When Jim Morrison died at age 27 in 1971, no one could have predicted that the Doors would provide the soundtrack to several generations of rock and roll fans. In four short years, the Doors produced a catalog of enduring albums and indelible hit singles. They rose from obscurity to achieve an unparalleled level of reverence. In honor of the Doors 40th anniversary, the Rock and Roll Hall of Fame and Museum will present Break on Through: The Lasting Legacy of the Doors. The exhibit opens May 25, 2007.
Formed in Los Angeles in 1966, the Doors made their recorded debut in the midst of the psychedelic groundswell that was rising on the West Coast. Unlike their contemporaries, the Doors often explored the darker realms of blues, jazz, Eastern music and literature. Their breakthrough hit, “Light My Fire,” may have appeared to be a simple hippie-esque catchphrase, but a hypnotic rhythm and a sinister vocal propelled it. Through their steadfast vision and the undeniable charisma of Jim Morrison, the Doors practically became a counterpoint to the prevailing counterculture. No other American group of that era simultaneously established and maintained musical credibility and achieved so much popular success.

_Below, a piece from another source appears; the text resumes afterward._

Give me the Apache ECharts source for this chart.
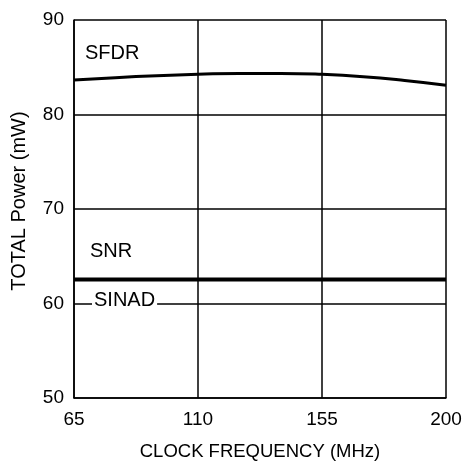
<!DOCTYPE html>
<html>
<head>
<meta charset="utf-8">
<script src="https://cdn.jsdelivr.net/npm/echarts@6/dist/echarts.min.js"></script>
<style>html,body{margin:0;padding:0;background:#fff}#c{width:468px;height:462px}</style>
</head>
<body>
<div id="c"></div>
<script>
var freqs = [65, 80, 95, 110, 125, 140, 155, 170, 185, 200];
var sfdr  = [83.65, 83.9, 84.1, 84.25, 84.35, 84.35, 84.25, 84.0, 83.6, 83.1];
var snr   = [62.6, 62.6, 62.6, 62.6, 62.6, 62.6, 62.6, 62.6, 62.6, 62.6];
var sinad = [62.5, 62.5, 62.5, 62.5, 62.5, 62.5, 62.5, 62.5, 62.5, 62.5];
var xTicks = [65, 110, 155, 200];
var yTicks = [50, 60, 70, 80, 90];
var seriesNames = ['SFDR', 'SNR', 'SINAD'];

function pairs(ys){ return freqs.map(function(f,i){ return [f, ys[i]]; }); }
var font = 'Arial, "Liberation Sans", sans-serif';
var chart = echarts.init(document.getElementById('c'));
chart.setOption({
  animation: false,
  backgroundColor: '#fff',
  grid: { left: 74, right: 22, top: 20, bottom: 64, outerBoundsMode: 'none', containLabel: false },
  xAxis: {
    type: 'value', min: 65, max: 200,
    name: 'CLOCK FREQUENCY (MHz)', nameLocation: 'middle', nameGap: 44,
    nameTextStyle: { fontFamily: font, fontSize: 18.5, color: '#000' },
    axisLine: { lineStyle: { color: '#000', width: 1.5 } },
    axisTick: { show: false, customValues: xTicks },
    axisLabel: { customValues: xTicks, fontFamily: font, fontSize: 19, color: '#000', margin: 12 },
    splitLine: { show: true, lineStyle: { color: '#000', width: 1.5 } }
  },
  yAxis: {
    type: 'value', min: 50, max: 90, interval: 10,
    name: 'TOTAL Power (mW)', nameLocation: 'middle', nameGap: 45,
    nameTextStyle: { fontFamily: font, fontSize: 20, color: '#000', padding: [0, 0, 0, 16] },
    axisLine: { show: true, lineStyle: { color: '#000', width: 1.5 } },
    axisTick: { show: false },
    axisLabel: { fontFamily: font, fontSize: 19, color: '#000', margin: 10 },
    splitLine: { show: true, lineStyle: { color: '#000', width: 1.5 } }
  },
  series: [
    { name: seriesNames[0], type: 'line', data: pairs(sfdr), smooth: true, symbol: 'none', lineStyle: { color: '#000', width: 3 }, z: 3 },
    { name: seriesNames[2], type: 'line', data: pairs(sinad), symbol: 'none', lineStyle: { color: '#000', width: 3 }, z: 3 },
    { name: seriesNames[1], type: 'line', data: pairs(snr), symbol: 'none', lineStyle: { color: '#000', width: 3 }, z: 3 }
  ],
  graphic: [
    { type: 'text', left: 85, top: 43, z: 10, style: { text: seriesNames[0], font: '20px ' + font, fill: '#000' } },
    { type: 'text', left: 90, top: 241, z: 10, style: { text: seriesNames[1], font: '20px ' + font, fill: '#000' } },
    { type: 'text', left: 92, top: 290, z: 10, style: { text: seriesNames[2], font: '20px ' + font, fill: '#000', backgroundColor: '#fff', padding: [0, 2, 0, 2] } }
  ]
});
</script>
</body>
</html>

The exhibit provides a career overview and an examination of the unmatched durability of the Doors. Produced with the full blessing and cooperation of the Doors, artifacts from this exhibit have been provided by Ray Manzarek, John Densmore, Robby Krieger, the estate of Jim Morrison, the Doors Music Co. and several collectors. The exhibit features instruments, rare manuscripts, production notes, audio, video and photography.